-------- MATERIAL SUPPLIED --------
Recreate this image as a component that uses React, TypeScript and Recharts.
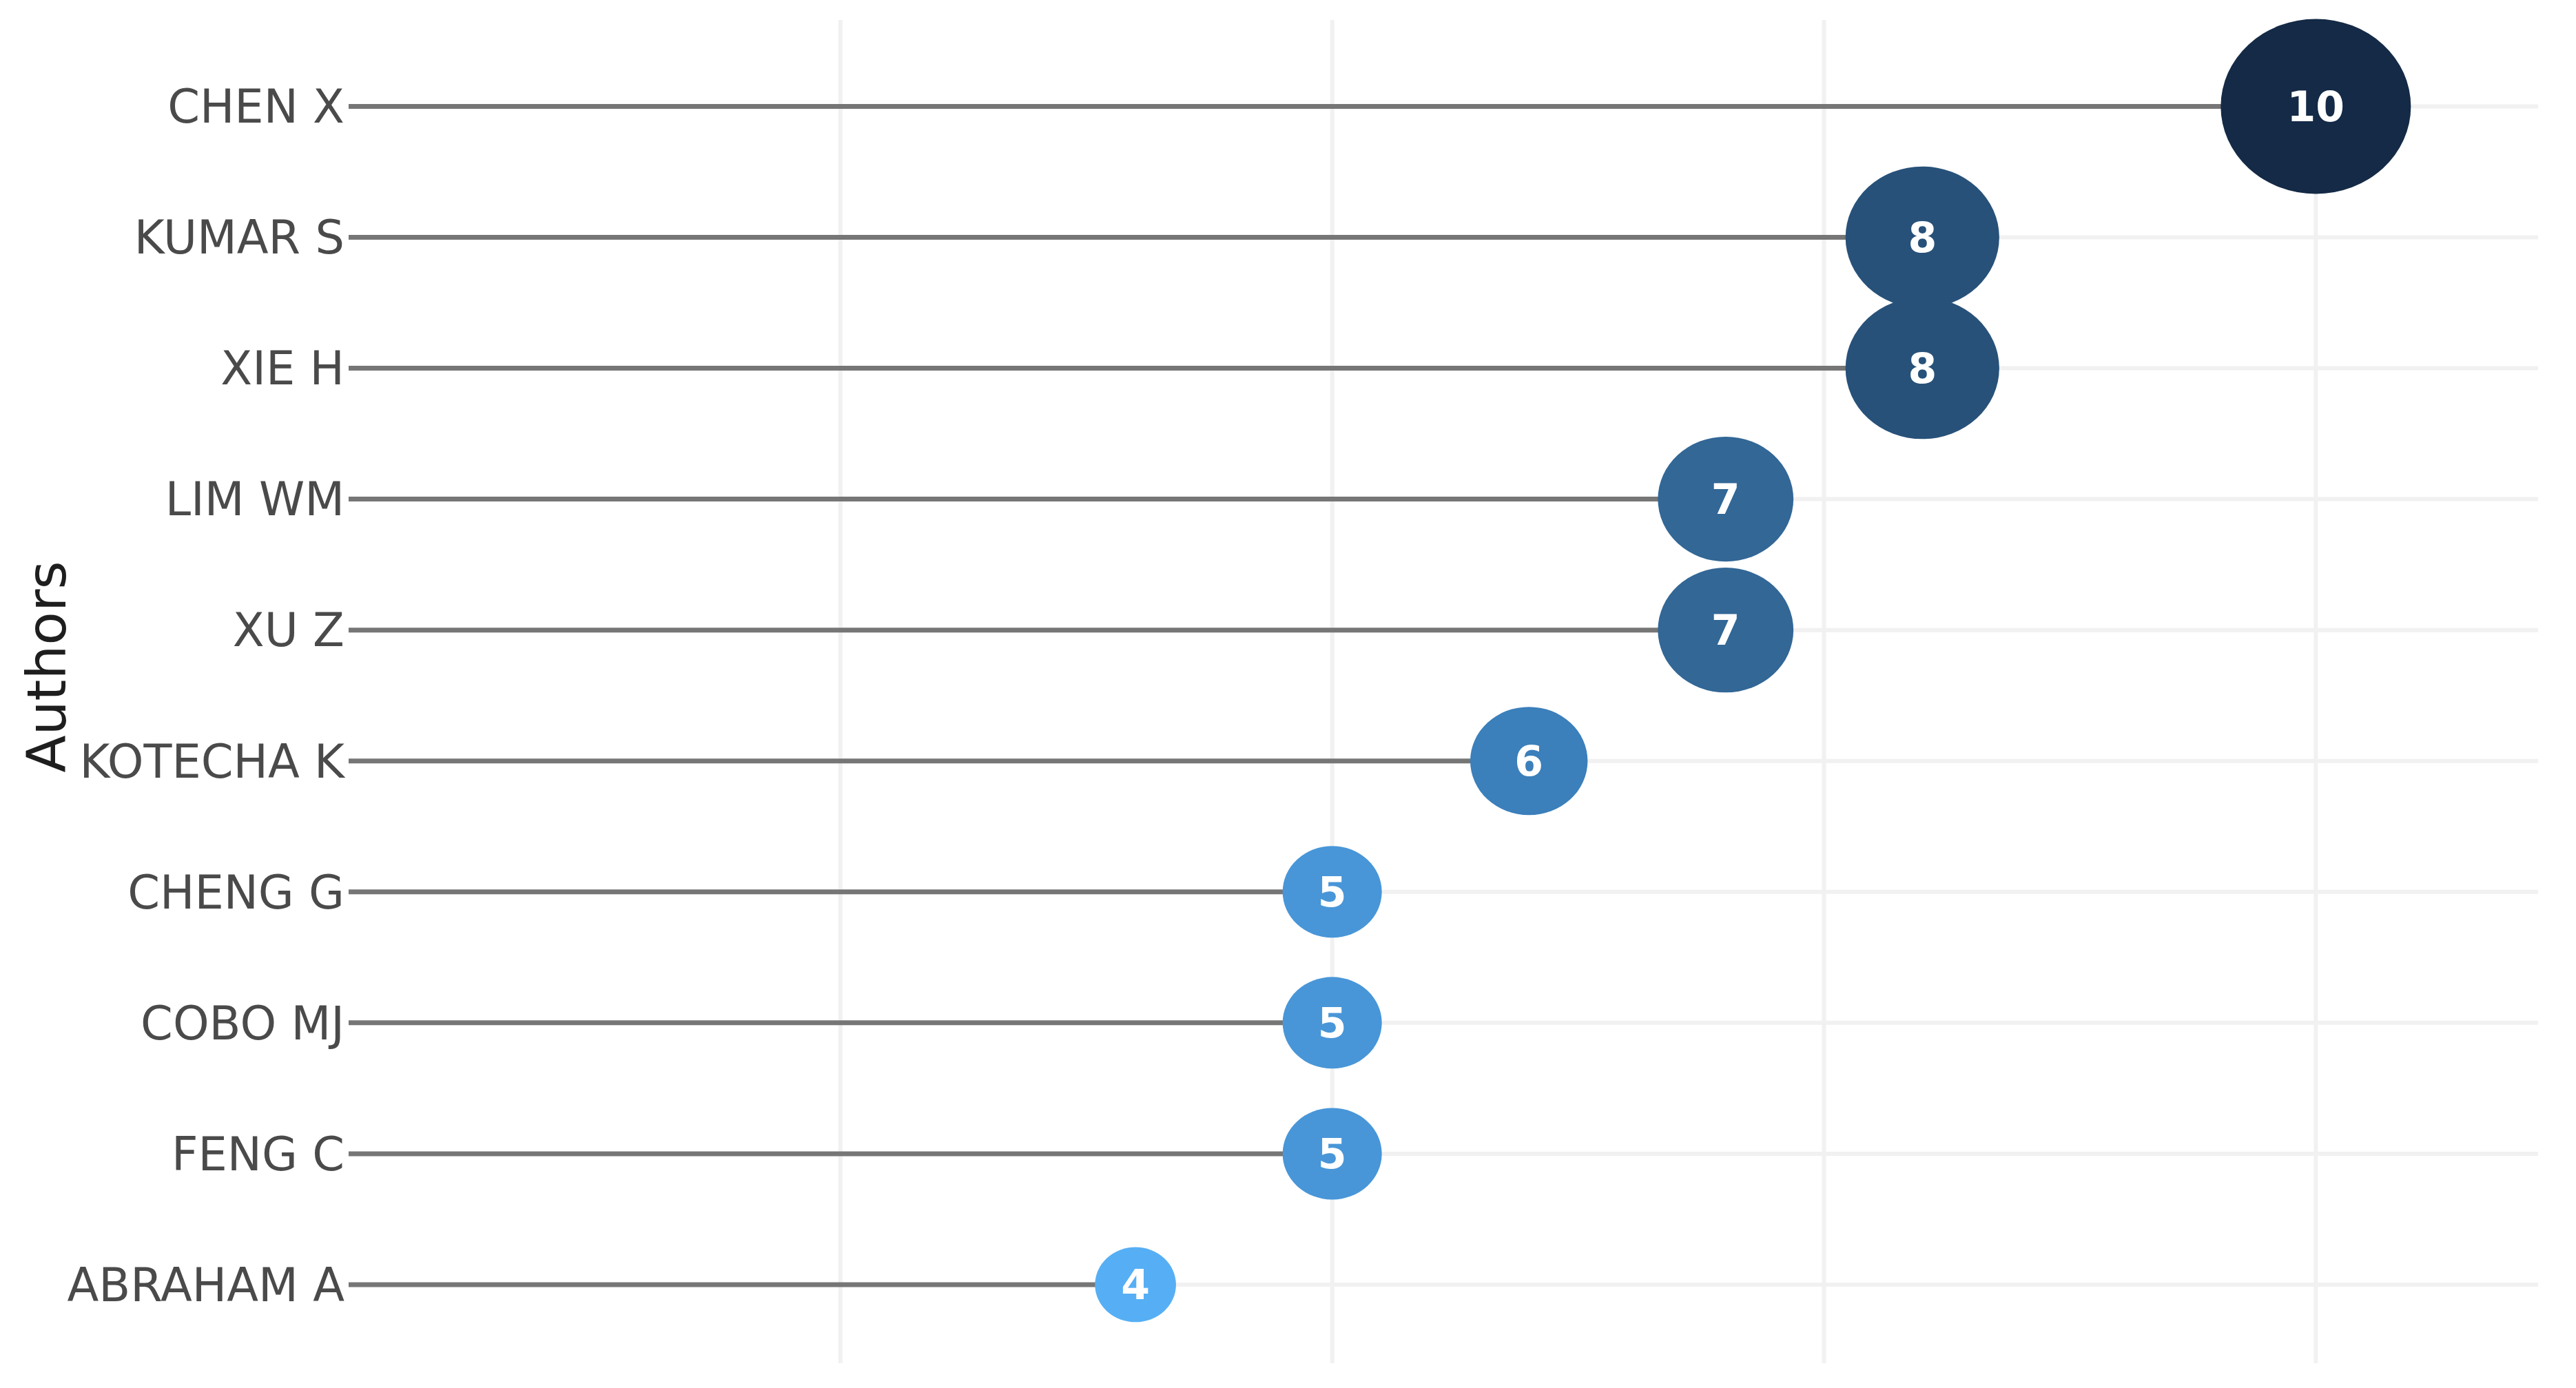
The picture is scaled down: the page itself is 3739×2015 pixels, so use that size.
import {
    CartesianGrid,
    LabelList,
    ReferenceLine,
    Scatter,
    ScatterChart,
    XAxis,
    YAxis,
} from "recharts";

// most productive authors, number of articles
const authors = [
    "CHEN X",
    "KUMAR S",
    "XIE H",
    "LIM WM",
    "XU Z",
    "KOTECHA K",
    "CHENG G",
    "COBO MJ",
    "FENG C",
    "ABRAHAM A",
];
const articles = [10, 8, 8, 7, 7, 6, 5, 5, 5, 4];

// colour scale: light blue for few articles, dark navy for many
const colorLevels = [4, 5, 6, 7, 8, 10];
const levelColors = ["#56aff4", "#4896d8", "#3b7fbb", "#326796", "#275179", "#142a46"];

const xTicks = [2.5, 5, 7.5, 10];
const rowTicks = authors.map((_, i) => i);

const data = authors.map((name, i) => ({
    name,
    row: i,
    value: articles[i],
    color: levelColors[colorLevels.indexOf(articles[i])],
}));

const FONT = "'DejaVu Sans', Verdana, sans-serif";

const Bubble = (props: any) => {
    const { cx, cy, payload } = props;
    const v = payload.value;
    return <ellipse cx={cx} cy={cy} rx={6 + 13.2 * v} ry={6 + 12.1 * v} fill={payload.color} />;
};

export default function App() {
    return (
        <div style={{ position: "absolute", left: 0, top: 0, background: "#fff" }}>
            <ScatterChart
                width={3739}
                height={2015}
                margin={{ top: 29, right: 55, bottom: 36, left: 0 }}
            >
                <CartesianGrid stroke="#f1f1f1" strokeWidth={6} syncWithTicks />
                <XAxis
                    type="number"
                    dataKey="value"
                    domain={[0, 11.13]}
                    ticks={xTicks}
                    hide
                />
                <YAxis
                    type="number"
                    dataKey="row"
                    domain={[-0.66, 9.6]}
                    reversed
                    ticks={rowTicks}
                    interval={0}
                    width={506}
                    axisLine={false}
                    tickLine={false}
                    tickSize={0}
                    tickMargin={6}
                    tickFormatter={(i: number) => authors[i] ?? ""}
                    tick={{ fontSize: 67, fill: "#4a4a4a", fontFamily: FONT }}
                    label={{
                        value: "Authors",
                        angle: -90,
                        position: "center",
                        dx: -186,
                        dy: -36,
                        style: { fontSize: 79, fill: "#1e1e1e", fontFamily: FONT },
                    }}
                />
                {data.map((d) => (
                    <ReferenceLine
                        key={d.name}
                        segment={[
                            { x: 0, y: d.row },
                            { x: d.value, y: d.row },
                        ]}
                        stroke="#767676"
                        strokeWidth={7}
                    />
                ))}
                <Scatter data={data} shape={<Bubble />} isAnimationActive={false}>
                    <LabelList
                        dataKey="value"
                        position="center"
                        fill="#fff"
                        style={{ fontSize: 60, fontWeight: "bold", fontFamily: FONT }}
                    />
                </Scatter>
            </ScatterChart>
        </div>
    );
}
--------
-------- MATERIAL SUPPLIED --------
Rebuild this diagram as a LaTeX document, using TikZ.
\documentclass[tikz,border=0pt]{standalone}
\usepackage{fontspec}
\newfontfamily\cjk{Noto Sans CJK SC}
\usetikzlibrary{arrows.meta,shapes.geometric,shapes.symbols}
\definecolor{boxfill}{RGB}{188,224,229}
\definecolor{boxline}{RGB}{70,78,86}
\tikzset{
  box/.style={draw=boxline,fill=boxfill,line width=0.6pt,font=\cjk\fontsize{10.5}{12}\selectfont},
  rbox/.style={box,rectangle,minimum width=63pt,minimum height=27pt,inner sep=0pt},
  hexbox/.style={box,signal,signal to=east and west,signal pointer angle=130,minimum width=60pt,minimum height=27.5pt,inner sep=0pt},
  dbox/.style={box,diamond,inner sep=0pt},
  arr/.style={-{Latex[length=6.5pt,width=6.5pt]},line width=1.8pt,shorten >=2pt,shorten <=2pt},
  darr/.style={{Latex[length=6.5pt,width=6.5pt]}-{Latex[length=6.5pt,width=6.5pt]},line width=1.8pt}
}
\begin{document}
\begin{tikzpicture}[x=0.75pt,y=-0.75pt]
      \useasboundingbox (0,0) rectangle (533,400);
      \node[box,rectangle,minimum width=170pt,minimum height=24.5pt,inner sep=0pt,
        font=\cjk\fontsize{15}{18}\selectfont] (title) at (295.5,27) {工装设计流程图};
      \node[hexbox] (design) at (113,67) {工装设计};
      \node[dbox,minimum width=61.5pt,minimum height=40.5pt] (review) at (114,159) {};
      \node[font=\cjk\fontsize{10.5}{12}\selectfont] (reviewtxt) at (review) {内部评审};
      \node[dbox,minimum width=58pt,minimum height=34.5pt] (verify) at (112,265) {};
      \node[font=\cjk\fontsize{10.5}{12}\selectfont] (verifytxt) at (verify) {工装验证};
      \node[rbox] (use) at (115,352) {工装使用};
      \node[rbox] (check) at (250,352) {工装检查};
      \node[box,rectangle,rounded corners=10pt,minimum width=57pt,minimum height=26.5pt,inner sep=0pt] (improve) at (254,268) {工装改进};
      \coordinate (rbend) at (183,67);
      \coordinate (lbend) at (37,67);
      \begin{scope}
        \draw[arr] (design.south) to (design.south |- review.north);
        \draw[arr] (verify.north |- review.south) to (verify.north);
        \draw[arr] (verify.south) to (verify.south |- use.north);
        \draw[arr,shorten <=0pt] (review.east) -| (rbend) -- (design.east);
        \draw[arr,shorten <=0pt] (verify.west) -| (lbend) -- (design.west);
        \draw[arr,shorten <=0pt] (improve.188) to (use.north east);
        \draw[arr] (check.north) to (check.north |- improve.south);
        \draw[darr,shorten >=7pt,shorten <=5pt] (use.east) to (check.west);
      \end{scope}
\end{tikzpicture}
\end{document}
--------
-------- MATERIAL SUPPLIED --------
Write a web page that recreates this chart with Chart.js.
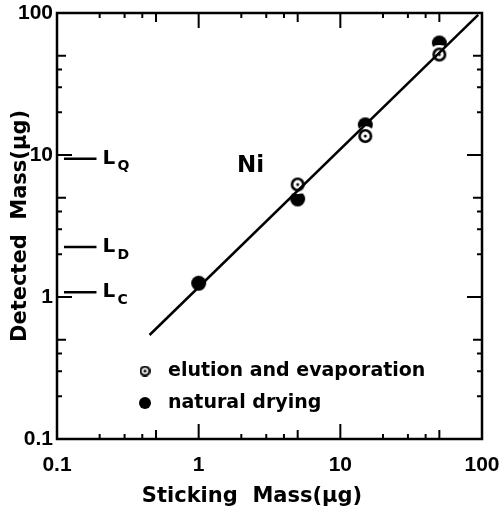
--------
◆ **TASK GOAL**
Using the listing above, show each line holding the string "page".

◆ **RESULT OF THIS EXERCISE**
The picture is scaled down: the page itself is 3739×2015 pixels, so use that size.
Write a web page that recreates this chart with Chart.js.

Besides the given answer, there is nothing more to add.